Less successful is the decision to have the Prince (Riku Ito) spurn Cinderella when he finds out that she is merely a servant. Despite a romantic reconciliation between the young lovers on a frozen lake, I rather hoped that Cinderella would wind up with her “fairy godfather”, the Magician (Matthew Topliss)—although the fact that this performer also played her father at the beginning of the production would have made this union rather troubling.

Despite some slight misgivings about the show’s ending, Cinderella marks yet another top-notch production from Northern Ballet, combining visual spectacle with vivid storytelling and captivating performances.

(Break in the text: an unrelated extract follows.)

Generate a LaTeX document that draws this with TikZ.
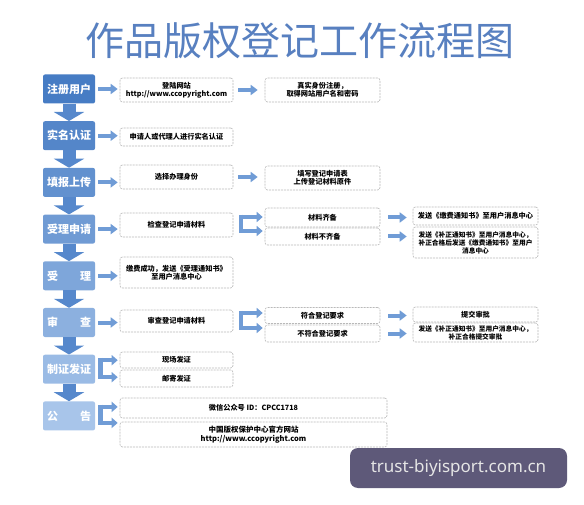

As always, Nixon’s choreography makes the storytelling crystal clear and allows the performers to convey their characters’ innermost feelings. Highlights include the stunning pas de deux between Cinderella and the Prince at the ball and a wonderfully detailed sequence in which the ensemble pretend to skate on an ice-covered lake.

Dominique Larose brings great expressiveness to the title heroine, as does Rachael Gillespie as her younger incarnation. Antoinette Brooks-Daw powerfully conveys the stepmother’s cruelty through her rigid physicality, and Helen Bogatch and Ommaira Kanga Perez are delightfully vain as Cinderella’s obnoxious stepsisters.

Having excelled as a grotesque vampire in a recent revival of Dracula, it was a pleasure to see Riku Ito play an altogether more dashing character as the Prince. Also impressive was Matthew Topliss, who brought great exuberance to the role of the Magician.

The rest of the ensemble do wonderful work in a number of supporting roles, including servants, market sellers and circus performers. The addition of a stilt walker, a juggler and multiple acrobats adds considerably to the overall jollity of the production.

Duncan Hayler’s sets are well designed, particularly the ballroom which resembles a giant Fabergé egg, and they are further enhanced by Tim Mitchell’s versatile lighting. The costumes, designed by David Nixon and created by Julie Anderson, are a feast for the eyes.

Nixon has eschewed Prokofiev’s famous score for one by Philip Feeney, and the results are mostly favourable. Moreover, the score is played with spirit by the Northern Ballet Sinfonia.

While not quite in the same league as the company’s tremendous revival of The Nutcracker from last year, Cinderella is nevertheless an enchanting show.